168 Wis. 125 | Wis. | 1918
It does not appear from the record upon what ground the trial court denied plaintiff relief,, but presumably it was upon the ground that the defendant’s license from the city authorized it to trim the trees sufficiently to enable it to give efficient service. If that was the basis of the court’s ruling it erred, because a license from a city to maintain a telephone system upon its streets gives the holder thereof no right to enter upon land within the street and commit acts injurious thereto without the consent of the owner of such land. The maintenance of a telephone line is an additional servitude to the public easement in a highway. Krueger v. Wis. Tel. Co. 106 Wis. 96, 81 N. W. 1041; 24 L. R. A. 721, note, and cases cited. And cities cannot empower either persons or corporations to take private property or increase a servitude without due compensation. Courts generally sustain the doctrine that the owner of land in a street or of land abutting the street is entitled to compensation for injuries to his shade trees in the street occasioned by their being trimmed without his consent by a telephone company. Norman M. & G. Co. v. Bethurem, 41 Okla. 735, 139 Pac. 830, 51 L. R. A. n. s. 1082 and note; Slabaugh v. Omaha E. L. & P. Co. 87 Neb. 805, 128 N. W. 505, 30 L. R. A. n. s. 1084; Cartwright v. Liberty Tel. Co. 205 Mo. 126, 103 S. W. 982, 12 L. R. A. n. s.
This court is in accord with the doctrine announced in the cases above cited. For authorities holding the contrary view see notes to L. R. A. cases above referred to. But we need not place our decision on the common-law liability of telephone companies to respond in damages for injuries to shade trees occasioned by unpermitted trimming. Our legislature has expressly given the remedy and fixed the amount of damages recoverable. Sub. 6, sec. 1778, Stats., reads:
“Nothing contained in this section shall authorize or empower such . . . telephone . . . company or corporation, to in any manner destroy, trim or otherwise injure any shade or ornamental trees along any such lines or systems . . . except by the consent of the owner, and any person or corporation violating any of the provisions of this section shall be liable to the person aggrieved in three times the actual damage sustained besides costs.”

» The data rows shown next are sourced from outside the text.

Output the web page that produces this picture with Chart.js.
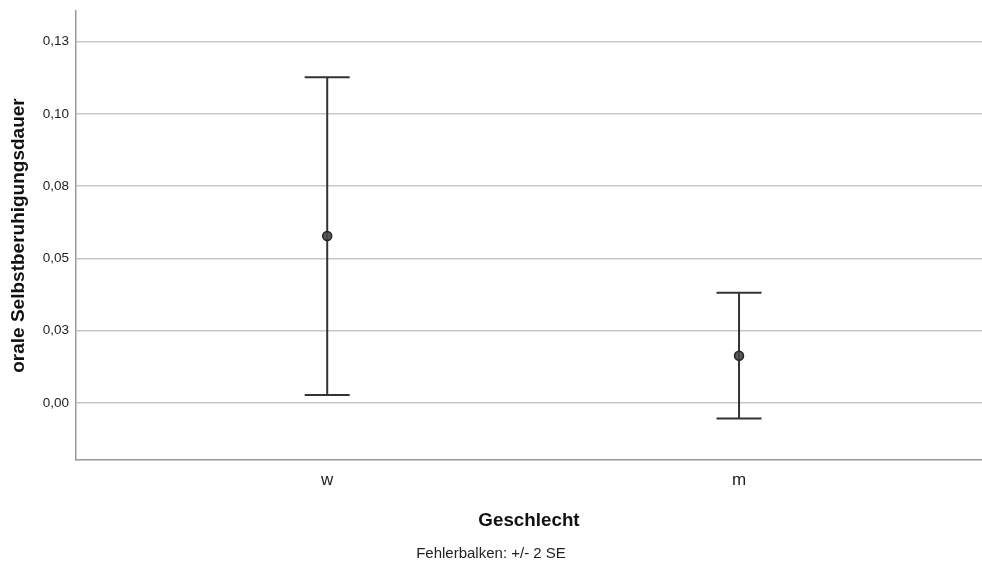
<!DOCTYPE html>
<html>
<head>
<meta charset="utf-8">
<script src="https://cdn.jsdelivr.net/npm/chart.js@4"></script>
<style>
  body { margin: 0; background: #fff; }
</style>
</head>
<body>
<canvas id="errChart" width="982" height="568"></canvas>
<script>
// Gruppen und Werte (Mittelwert +/- 2 SE)
const categories = ['w', 'm'];
const means = [0.0577, 0.0163];
const upper = [0.1127, 0.0381];
const lower = [0.0027, -0.0054];

const yTickValues = [0, 0.025, 0.05, 0.075, 0.1, 0.125];
const yTickLabels = ['0,00', '0,03', '0,05', '0,08', '0,10', '0,13'];

const points = categories.map((c, i) => ({ x: i + 1, y: means[i] }));

const FONT = "'Liberation Sans', Arial, sans-serif";

// Fehlerbalken zeichnen (unter den Punkten)
const errorBars = {
    id: 'errorBars',
    beforeDatasetsDraw(chart) {
        const ctx = chart.ctx;
        const xs = chart.scales.x, ys = chart.scales.y;
        ctx.save();
        ctx.strokeStyle = '#333333';
        ctx.lineWidth = 2;
        for (let i = 0; i < categories.length; i++) {
            const px = xs.getPixelForValue(i + 1);
            const top = ys.getPixelForValue(upper[i]);
            const bot = ys.getPixelForValue(lower[i]);
            ctx.beginPath();
            ctx.moveTo(px, top); ctx.lineTo(px, bot);
            ctx.moveTo(px - 22.5, top); ctx.lineTo(px + 22.5, top);
            ctx.moveTo(px - 22.5, bot); ctx.lineTo(px + 22.5, bot);
            ctx.stroke();
        }
        ctx.restore();
    }
};

const config = {
    type: 'scatter',
    data: {
        datasets: [{
            label: 'Mittelwert',
            data: points,
            pointRadius: 4.5,
            pointHoverRadius: 4.5,
            backgroundColor: 'rgba(70,70,70,0.9)',
            borderColor: '#222222',
            borderWidth: 1.5,
        }]
    },
    options: {
        responsive: false,
        animation: false,
        layout: { autoPadding: false, padding: { top: 11, right: 0, left: 0, bottom: 0 } },
        plugins: {
            legend: { display: false },
            tooltip: { enabled: false },
            title: {
                display: true,
                position: 'bottom',
                text: 'Fehlerbalken: +/- 2 SE',
                color: '#222',
                font: { family: FONT, size: 15, weight: 'normal' },
                padding: { top: 0, bottom: 5 }
            }
        },
        scales: {
            x: {
                type: 'linear',
                min: 0.39,
                max: 2.59,
                afterFit(scale) {
                    scale.height = 85;
                    scale.paddingLeft = 0; scale.paddingRight = 0;
                },
                afterBuildTicks(scale) { scale.ticks = categories.map((c, i) => ({ value: i + 1 })); },
                ticks: {
                    padding: 10,
                    color: '#222',
                    font: { family: FONT, size: 17 },
                    callback: (v) => categories[v - 1]
                },
                grid: { display: false, drawTicks: false },
                border: { color: '#9a9a9a', width: 1.5 },
                title: {
                    display: true,
                    text: 'Geschlecht',
                    color: '#111',
                    font: { family: FONT, size: 18.8, weight: 'bold' },
                    padding: 13
                }
            },
            y: {
                min: -0.0198,
                max: 0.1356,
                afterFit(scale) {
                    scale.width = 76;
                    scale.paddingTop = 0; scale.paddingBottom = 0;
                },
                afterBuildTicks(scale) { scale.ticks = yTickValues.map(v => ({ value: v })); },
                ticks: {
                    padding: 7,
                    color: '#222',
                    font: { family: FONT, size: 13.5 },
                    callback: (v) => yTickLabels[yTickValues.indexOf(v)]
                },
                grid: { color: '#c8c8c8', lineWidth: 1.5, drawTicks: false },
                border: { color: '#9a9a9a', width: 1.5 },
                title: {
                    display: true,
                    text: 'orale Selbstberuhigungsdauer',
                    color: '#111',
                    font: { family: FONT, size: 19, weight: 'bold' },
                    padding: 7
                }
            }
        }
    },
    plugins: [errorBars]
};

new Chart(document.querySelector('#errChart').getContext('2d'), config);
</script>
</body>
</html>
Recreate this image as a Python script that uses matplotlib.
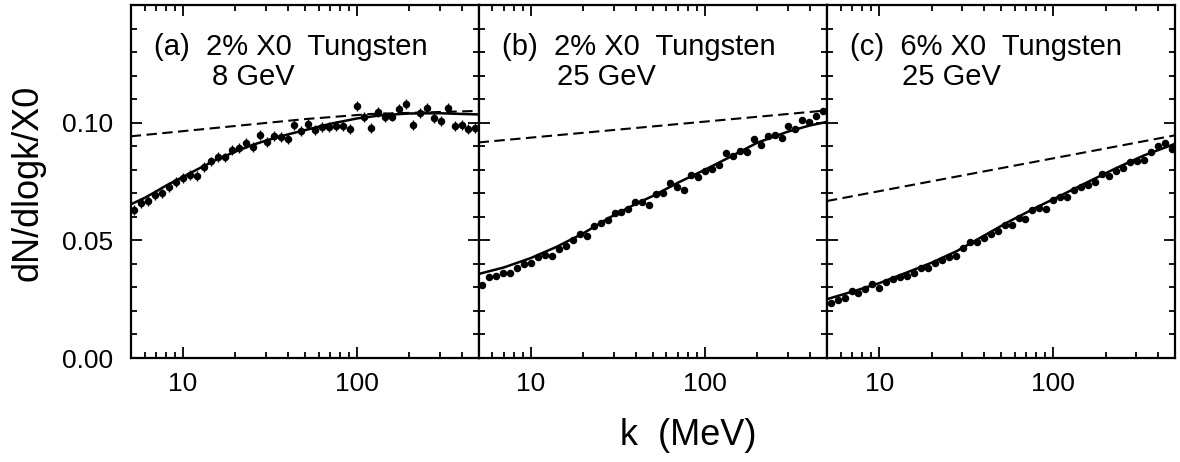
import numpy as np
import matplotlib
matplotlib.use('Agg')
import matplotlib.pyplot as plt
from matplotlib.ticker import FixedLocator, NullFormatter

plt.rcParams['font.family'] = ['Liberation Sans', 'DejaVu Sans']

# photon energy bins (MeV), shared by all three panels
k_bins = [5.25, 5.75, 6.31, 6.92, 7.59, 8.32, 9.12, 10.0, 10.96, 12.02,
          13.18, 14.45, 15.85, 17.38, 19.05, 20.89, 22.91, 25.12, 27.54, 30.20,
          33.11, 36.31, 39.81, 43.65, 47.86, 52.48, 57.54, 63.10, 69.18, 75.86,
          83.18, 91.20, 100.0, 109.6, 120.2, 131.8, 144.5, 158.5, 173.8, 190.5,
          208.9, 229.1, 251.2, 275.4, 302.0, 331.1, 363.1, 398.1, 436.5, 478.6]

# (a) 2% X0 W, 8 GeV
data_a = [0.0630, 0.0660, 0.0668, 0.0694, 0.0699, 0.0725, 0.0748, 0.0765, 0.0776, 0.0774,
          0.0810, 0.0835, 0.0854, 0.0852, 0.0884, 0.0892, 0.0912, 0.0898, 0.0948, 0.0916,
          0.0943, 0.0938, 0.0932, 0.0991, 0.0963, 0.0994, 0.0967, 0.0981, 0.0981, 0.0984,
          0.0986, 0.0972, 0.1072, 0.1024, 0.0979, 0.1047, 0.1024, 0.1026, 0.1060, 0.1080,
          0.0990, 0.1040, 0.1063, 0.1018, 0.1006, 0.1063, 0.0984, 0.0991, 0.0973, 0.0977]
err_a = 0.0021

# (b) 2% X0 W, 25 GeV
data_b = [0.0311, 0.0346, 0.0349, 0.0360, 0.0360, 0.0384, 0.0400, 0.0403, 0.0431, 0.0438,
          0.0435, 0.0463, 0.0477, 0.0502, 0.0526, 0.0520, 0.0559, 0.0573, 0.0587, 0.0618,
          0.0621, 0.0633, 0.0665, 0.0665, 0.0651, 0.0697, 0.0701, 0.0743, 0.0726, 0.0715,
          0.0779, 0.0767, 0.0793, 0.0804, 0.0821, 0.0871, 0.0857, 0.0881, 0.0875, 0.0932,
          0.0903, 0.0942, 0.0949, 0.0934, 0.0987, 0.0973, 0.1013, 0.1001, 0.1027, 0.1048]
err_b = 0.0009

# (c) 6% X0 W, 25 GeV
data_c = [0.0233, 0.0247, 0.0254, 0.0286, 0.0278, 0.0294, 0.0315, 0.0297, 0.0321, 0.0336,
          0.0346, 0.0350, 0.0363, 0.0384, 0.0381, 0.0403, 0.0417, 0.0428, 0.0435, 0.0467,
          0.0495, 0.0491, 0.0509, 0.0528, 0.0540, 0.0566, 0.0566, 0.0594, 0.0590, 0.0630,
          0.0637, 0.0633, 0.0670, 0.0686, 0.0684, 0.0715, 0.0726, 0.0736, 0.0746, 0.0782,
          0.0774, 0.0793, 0.0807, 0.0831, 0.0838, 0.0843, 0.0874, 0.0899, 0.0913, 0.0888]
err_c = 0.0007

# solid curves (calculation), read at a few k values
fit_k_a = [5, 6, 7, 8, 10, 13, 16, 20, 25, 30, 40, 50, 70, 100, 140, 200, 300, 400, 500]
fit_a = [0.0653, 0.0680, 0.0708, 0.0733, 0.0770, 0.0814, 0.0847, 0.0877, 0.0905, 0.0924,
         0.0950, 0.0968, 0.0995, 0.1018, 0.1032, 0.1039, 0.1040, 0.1037, 0.1035]
fit_k_b = [5, 7, 10, 14, 20, 28, 40, 50, 70, 100, 140, 200, 300, 400, 500]
fit_b = [0.0357, 0.0385, 0.0425, 0.0472, 0.0530, 0.0595, 0.0655, 0.0688, 0.0745, 0.0800,
         0.0855, 0.0915, 0.0962, 0.0988, 0.1003]
fit_k_c = [5, 7, 10, 14, 20, 28, 40, 55, 80, 110, 160, 230, 330, 500]
fit_c = [0.0250, 0.0282, 0.0318, 0.0360, 0.0405, 0.0455, 0.0520, 0.0578, 0.0640, 0.0690,
         0.0750, 0.0807, 0.0860, 0.0910]

# dashed curves (no LPM suppression)
bh_k_a = [5, 50, 120, 500]
bh_a = [0.0942, 0.1015, 0.1037, 0.1050]
bh_k_b = [5, 500]
bh_b = [0.0916, 0.1052]
bh_k_c = [5, 500]
bh_c = [0.0667, 0.0946]

labels = [('(a)  2% X0  Tungsten', '8 GeV'),
          ('(b)  2% X0  Tungsten', '25 GeV'),
          ('(c)  6% X0  Tungsten', '25 GeV')]
second_x = [0.234, 0.225, 0.216]

panels = [(data_a, err_a, fit_k_a, fit_a, bh_k_a, bh_a),
          (data_b, err_b, fit_k_b, fit_b, bh_k_b, bh_b),
          (data_c, err_c, fit_k_c, fit_c, bh_k_c, bh_c)]

fig = plt.figure(figsize=(11.8, 4.62), dpi=100)
lefts = [0.1108, 0.4056, 0.7008]

for i, (vals, err, fk, fv, bk, bv) in enumerate(panels):
    ax = fig.add_axes([lefts[i], 0.2251, 0.2949, 0.7641])
    ax.errorbar(k_bins, vals, yerr=err, fmt='o', color='black', ms=4.4,
                elinewidth=1.0, capsize=0, zorder=3)
    ax.plot(fk, fv, '-', color='black', lw=1.8, zorder=2)
    ax.plot(bk, bv, '--', color='black', lw=1.5, dashes=(5, 2.6), zorder=2)

    ax.set_xscale('log')
    ax.set_xlim(5, 500)
    ax.set_ylim(0, 0.15)
    ax.xaxis.set_major_locator(FixedLocator([10, 100]))
    ax.xaxis.set_minor_locator(FixedLocator([6, 7, 8, 9, 20, 30, 40, 50, 60, 70, 80, 90,
                                             200, 300, 400]))
    ax.xaxis.set_minor_formatter(NullFormatter())
    ax.set_xticklabels(['10', '100'])
    ax.yaxis.set_major_locator(FixedLocator([0.0, 0.05, 0.10]))
    ax.yaxis.set_minor_locator(FixedLocator([0.01, 0.02, 0.03, 0.04, 0.06, 0.07, 0.08,
                                             0.09, 0.11, 0.12, 0.13, 0.14]))
    if i == 0:
        ax.set_yticklabels(['0.00', '0.05', '0.10'])
    else:
        ax.set_yticklabels([])
    ax.tick_params(which='both', direction='in', top=True, right=True, width=1.3,
                   labelsize=19)
    ax.tick_params(axis='x', which='both', pad=10)
    ax.tick_params(axis='y', which='both', pad=13)
    ax.tick_params(which='major', length=8)
    ax.tick_params(which='minor', length=4.5)
    for sp in ax.spines.values():
        sp.set_linewidth(1.6)

    ax.text(0.066, 0.858, labels[i][0], transform=ax.transAxes, fontsize=21)
    ax.text(second_x[i], 0.773, labels[i][1], transform=ax.transAxes, fontsize=21)

fig.text(0.024, 0.604, 'dN/dlogk/X0', rotation=90, ha='center', va='center', fontsize=26)
fig.text(0.583, 0.058, 'k  (MeV)', ha='center', va='center', fontsize=26)

fig.savefig('out.png', dpi=100)
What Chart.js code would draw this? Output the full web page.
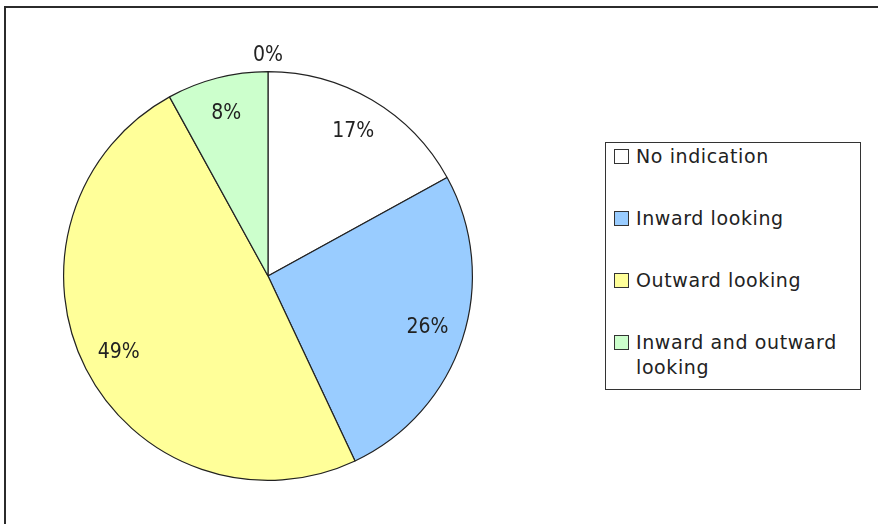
<!DOCTYPE html>
<html>
<head>
<meta charset="utf-8">
<title>Orientation</title>
<script src="https://cdn.jsdelivr.net/npm/chart.js@4.4.1/dist/chart.umd.min.js"></script>
<style>
  html, body { margin: 0; padding: 0; background: #fff; }
  body { width: 878px; height: 524px; position: relative; overflow: hidden; }
  .frame {
    position: absolute; left: 4px; top: 6px; width: 900px; height: 560px;
    border-left: 2px solid #2b2b2b; border-top: 2px solid #2b2b2b;
  }
  .wrap { position: absolute; left: 0; top: 0; width: 878px; height: 524px; }
  #legend {
    position: absolute; left: 605px; top: 142px; width: 238px; height: 237px;
    border: 1.5px solid #333; background: #fff;
    padding: 1px 8px 8px 8px;
    font-family: "DejaVu Sans", sans-serif; font-size: 19px; letter-spacing: 0.6px;
    color: #222;
  }
  #legend ul { list-style: none; margin: 0; padding: 0; }
  #legend li { display: flex; align-items: flex-start; line-height: 25px; margin-bottom: 37px; }
  #legend li:last-child { margin-bottom: 0; }
  #legend .box { flex: none; width: 13px; height: 13px; border: 1px solid #333; margin: 5px 7px 0 0; }
</style>
</head>
<body>
<div class="frame"></div>
<div class="wrap"><canvas id="pieChart"></canvas></div>
<div id="legend"></div>
<script>
// answer categories and their share in percent (the last one is empty and left out of the legend)
const categories = ['No indication', 'Inward looking', 'Outward looking', 'Inward and outward looking', ''];
const shares = [17, 26, 49, 8, 0];
const sliceColors = ['#ffffff', '#99ccff', '#ffff99', '#ccffcc', '#ffffff'];

// percent labels, inside each slice, outside when the slice is empty
const sliceLabels = {
  id: 'sliceLabels',
  afterDatasetsDraw(chart) {
    const ctx = chart.ctx;
    const meta = chart.getDatasetMeta(0);
    ctx.save();
    ctx.font = '21px "DejaVu Sans Condensed", "DejaVu Sans", sans-serif';
    ctx.textAlign = 'center';
    ctx.textBaseline = 'middle';
    ctx.fillStyle = '#222';
    meta.data.forEach((arc, i) => {
      const p = arc.getProps(['x', 'y', 'startAngle', 'endAngle', 'outerRadius'], true);
      const mid = (p.startAngle + p.endAngle) / 2;
      const r = shares[i] === 0 ? p.outerRadius + 16 : p.outerRadius * 0.82;
      ctx.fillText(shares[i] + '%', p.x + Math.cos(mid) * r, p.y + Math.sin(mid) * r);
    });
    ctx.restore();
  }
};

// boxed legend on the right, built from the chart's own legend items
const htmlLegend = {
  id: 'htmlLegend',
  afterUpdate(chart) {
    const items = chart.options.plugins.legend.labels.generateLabels(chart)
      .filter(item => item.text !== '');
    const el = document.getElementById('legend');
    el.innerHTML = '<ul>' + items.map(item =>
      `<li><span class="box" style="background:${item.fillStyle}"></span><span>${item.text}</span></li>`
    ).join('') + '</ul>';
  }
};

new Chart(document.getElementById('pieChart'), {
  type: 'pie',
  data: {
    labels: categories,
    datasets: [{
      data: shares,
      backgroundColor: sliceColors,
      borderColor: '#222',
      borderWidth: 1.2
    }]
  },
  options: {
    responsive: true,
    maintainAspectRatio: false,
    animation: false,
    layout: { padding: { left: 63, top: 71, right: 405, bottom: 43 } },
    plugins: {
      legend: { display: false },
      tooltip: { enabled: false }
    }
  },
  plugins: [sliceLabels, htmlLegend]
});
</script>
</body>
</html>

Under the provision of this section it became the duty of the trial court to grant plaintiff’s motion for judgment for treble damages.
Whether a telephone company must respond in damages for unpermitted trimming of shade trees in a case where condemnation proceedings have been had we do not decide.
By the Court. — Judgment reversed, and cause remanded with directions to enter judgment for plaintiff for $105 and costs.